Towards Provably Safe Mixed Transportation Systems with Human-driven and Automated Vehicles

TL;DR

This paper develops provably safe motion planning and coordination strategies for mixed traffic systems with human-driven and automated vehicles, including platooning, ensuring safety in single and multi-lane scenarios.

Contribution

It introduces a novel integration of human-driven and automated vehicle models with safety guarantees, incorporating platooning and MPC-based control in mixed traffic.

Findings

Safety is proven for single-lane scenarios.

Safety is demonstrated in multi-lane lane-changing scenarios.

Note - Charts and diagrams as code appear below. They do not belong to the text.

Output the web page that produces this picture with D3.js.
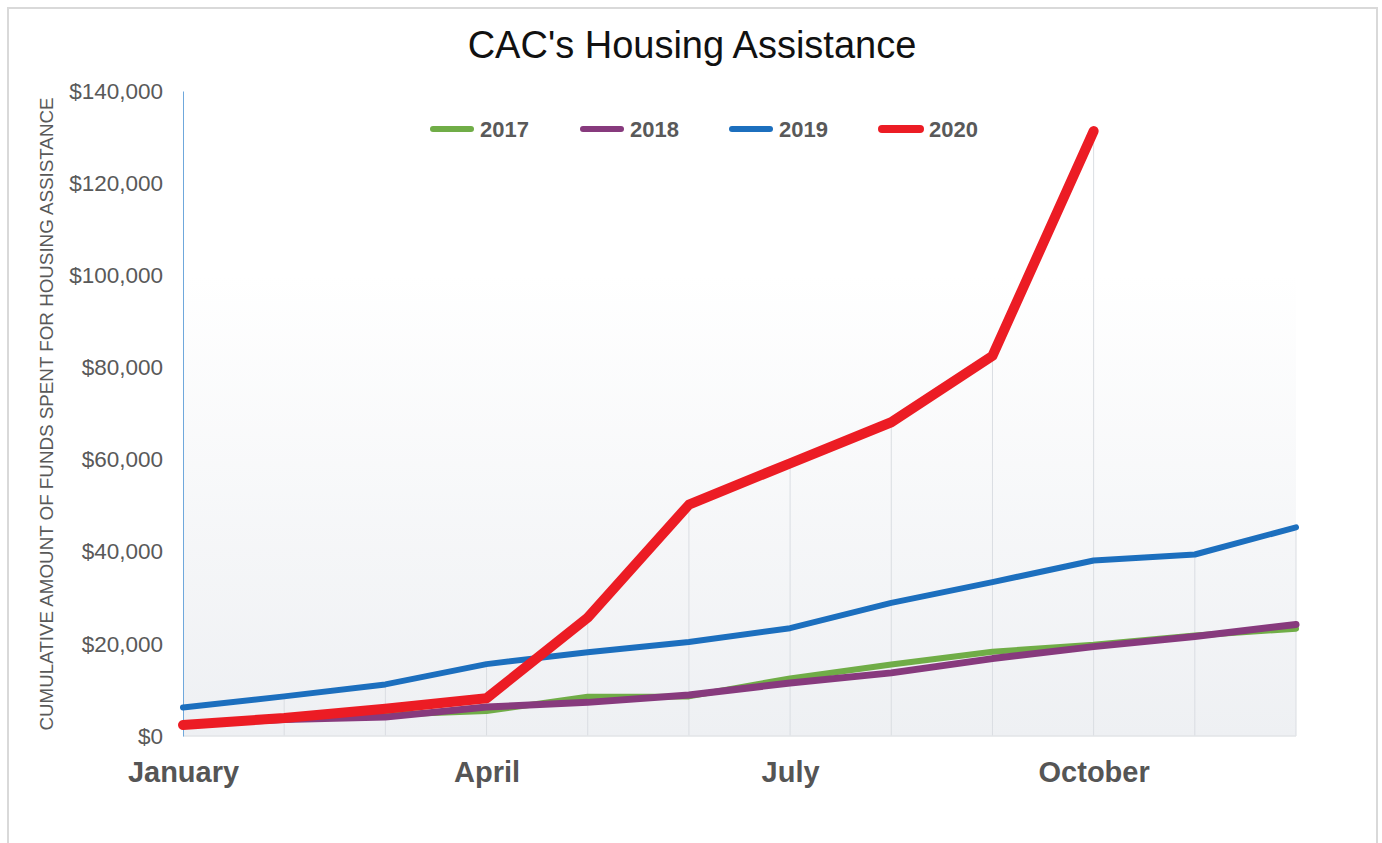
<!DOCTYPE html>
<html lang="en">
<head>
    <meta charset="UTF-8">
    <title>CAC's Housing Assistance</title>
    <script src="https://d3js.org/d3.v7.min.js"></script>
    <style>
        body {
            margin: 0px; padding: 0px;
            background: #fff;
            font-family: "Liberation Sans", Arial, sans-serif;
            overflow: hidden;
        }
    </style>
</head>
<body>
    <svg id="chart"></svg>
    <script>
        const width = 1382, height = 843;
        const margin = { top: 91, right: 86, bottom: 107, left: 183 };

        const months = ["January", "February", "March", "April", "May", "June",
                        "July", "August", "September", "October", "November", "December"];
        const monthLabels = ["January", "April", "July", "October"];
        const yTicks = [0, 20000, 40000, 60000, 80000, 100000, 120000, 140000];

        const years = ["2017", "2018", "2019", "2020"];
        const colors = ["#70ad47", "#873a7d", "#1c6fbe", "#ec1c24"];
        const strokes = [6, 7, 6, 10];

        const values2017 = [2500, 3600, 4600, 5400, 8500, 8600, 12500, 15500, 18300, 19800, 21800, 23300];
        const values2018 = [2500, 3600, 4100, 6300, 7300, 8900, 11500, 13700, 16800, 19400, 21600, 24200];
        const values2019 = [6200, 8600, 11200, 15600, 18200, 20400, 23400, 28900, 33400, 38100, 39400, 45300];
        const values2020 = [2400, 3900, 5900, 8200, 25700, 50200, 59200, 68100, 82500, 131300];

        const allValues = [values2017, values2018, values2019, values2020];

        const svg = d3.select("#chart")
            .attr("width", width)
            .attr("height", height);

        // outer frame
        svg.append("rect")
            .attr("x", 8).attr("y", 8)
            .attr("width", 1369).attr("height", 850)
            .attr("fill", "#fff")
            .attr("stroke", "#d9d9d9")
            .attr("stroke-width", 2);

        const x = d3.scalePoint().domain(months).range([margin.left, width - margin.right]);
        const y = d3.scaleLinear().domain([0, 140000]).range([height - margin.bottom, margin.top]);

        // background gradient of plot area
        const grad = svg.append("defs").append("linearGradient")
            .attr("id", "bg").attr("x1", 0).attr("y1", 0).attr("x2", 0).attr("y2", 1);
        grad.append("stop").attr("offset", "0%").attr("stop-color", "#ffffff");
        grad.append("stop").attr("offset", "100%").attr("stop-color", "#eef0f3");

        svg.append("rect")
            .attr("x", x("January"))
            .attr("y", y(100000))
            .attr("width", x("December") - x("January"))
            .attr("height", y(0) - y(100000))
            .attr("fill", "url(#bg)");

        // drop lines from the highest point of each month down to the axis
        const tops = months.map((m, i) => d3.max(allValues, s => s[i]));
        svg.append("g")
            .selectAll("line")
            .data(months.slice(1))
            .enter().append("line")
            .attr("x1", d => x(d)).attr("x2", d => x(d))
            .attr("y1", y(0))
            .attr("y2", (d, i) => y(tops[i + 1]))
            .attr("stroke", "#dadde2")
            .attr("stroke-width", 1);

        svg.append("line")
            .attr("x1", x("January")).attr("x2", x("December"))
            .attr("y1", y(0)).attr("y2", y(0))
            .attr("stroke", "#e2e4e7")
            .attr("stroke-width", 1.5);

        // y axis
        const yAxis = svg.append("g")
            .attr("transform", `translate(${margin.left},0)`)
            .call(d3.axisLeft(y).tickValues(yTicks).tickSize(0).tickPadding(20)
                .tickFormat(d => "$" + d3.format(",")(d)));
        yAxis.select(".domain").attr("stroke", "#6fa8dc").attr("stroke-width", 1);
        yAxis.selectAll("text")
            .style("font-family", "'Liberation Sans', Arial, sans-serif")
            .style("font-size", "22.5px")
            .attr("fill", "#595959");

        // x axis labels
        const xAxis = svg.append("g")
            .attr("transform", `translate(0,${y(0)})`)
            .call(d3.axisBottom(x).tickValues(monthLabels).tickSize(0).tickPadding(25));
        xAxis.select(".domain").remove();
        xAxis.selectAll("text")
            .style("font-family", "'Liberation Sans', Arial, sans-serif")
            .style("font-size", "29px")
            .style("font-weight", "bold")
            .attr("fill", "#555555");

        // lines
        const line = d3.line()
            .x((d, i) => x(months[i]))
            .y(d => y(d));

        svg.append("g")
            .selectAll("path")
            .data(allValues)
            .enter().append("path")
            .attr("d", d => line(d))
            .attr("fill", "none")
            .attr("stroke", (d, i) => colors[i])
            .attr("stroke-width", (d, i) => strokes[i])
            .attr("stroke-linejoin", "round")
            .attr("stroke-linecap", "round");

        // title
        svg.append("text")
            .attr("x", 692)
            .attr("y", 58)
            .attr("text-anchor", "middle")
            .style("font-size", "38px")
            .attr("fill", "#111")
            .text("CAC's Housing Assistance");

        // y label
        svg.append("text")
            .attr("transform", "rotate(-90)")
            .attr("x", -414)
            .attr("y", 53)
            .attr("text-anchor", "middle")
            .style("font-size", "18.8px")
            .attr("fill", "#595959")
            .text("CUMULATIVE AMOUNT OF FUNDS SPENT FOR HOUSING ASSISTANCE");

        // legend
        const legendX = [431, 581, 730, 880];
        const legend = svg.append("g");
        years.forEach((yr, i) => {
            const g = legend.append("g").attr("transform", `translate(${legendX[i]},129)`);
            g.append("line")
                .attr("x1", 2).attr("x2", 40)
                .attr("y1", 0).attr("y2", 0)
                .attr("stroke", colors[i])
                .attr("stroke-width", i === 3 ? 8 : 6)
                .attr("stroke-linecap", "round");
            g.append("text")
                .attr("x", 49)
                .attr("y", 8)
                .style("font-size", "22px")
                .style("font-weight", "bold")
                .attr("fill", "#595959")
                .text(yr);
        });
    </script>
</body>
</html>
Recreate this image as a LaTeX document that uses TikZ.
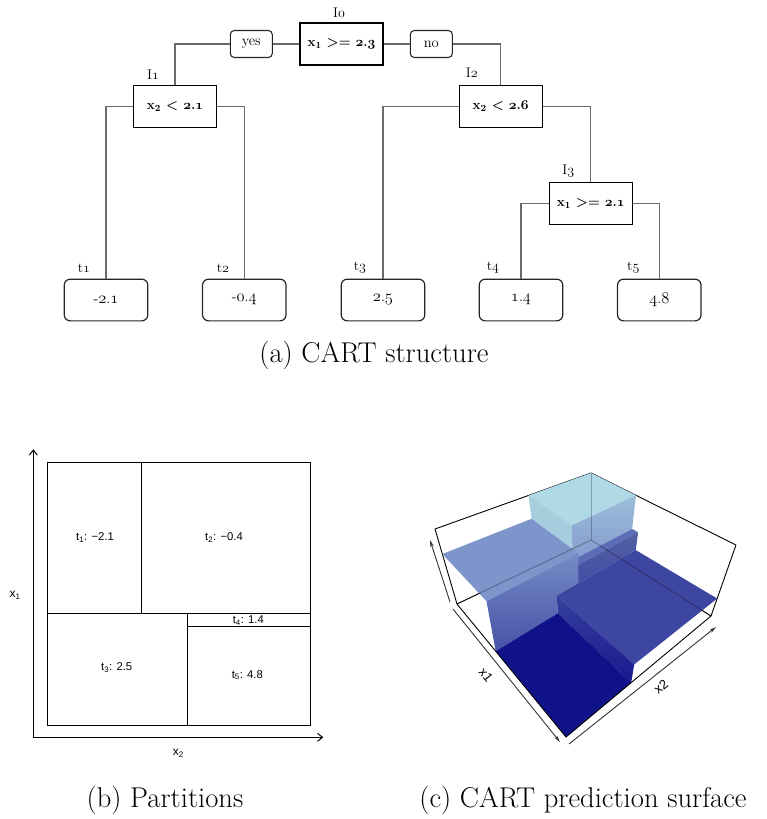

The approach effectively integrates human and automated vehicle behaviors.

Abstract

Currently, we are in an environment where the fraction of automated vehicles is negligibly small. We anticipate that this fraction will increase in coming decades before if ever, we have a fully automated transportation system. Motivated by this we address the problem of provable safety of mixed traffic consisting of both intelligent vehicles (IVs) as well as human-driven vehicles (HVs). An important issue that arises is that such mixed systems may well have lesser throughput than all human traffic systems if the automated vehicles are expected to remain provably safe with respect to human traffic. This necessitates the consideration of strategies such as platooning of automated vehicles in order to increase the throughput. In this paper, we address the design of provably safe systems consisting of a mix of automated and human-driven vehicles including the use of platooning by automated vehicles. We design motion planing policies and coordination rules for participants in this novel mixed system. HVs are considered as nearsighted and modeled with relatively loose constraints, while IVs are considered as capable of following much tighter constraints. HVs are expected to follow reasonable and simple rules. IVs are designed to move under a model predictive control (MPC) based motion plans and coordination protocols. Our contribution of this paper is in showing how to integrate these two types of models safely into a mixed system. System safety is proved in single lane scenarios, as well as in multi-lane situations allowing lane changes.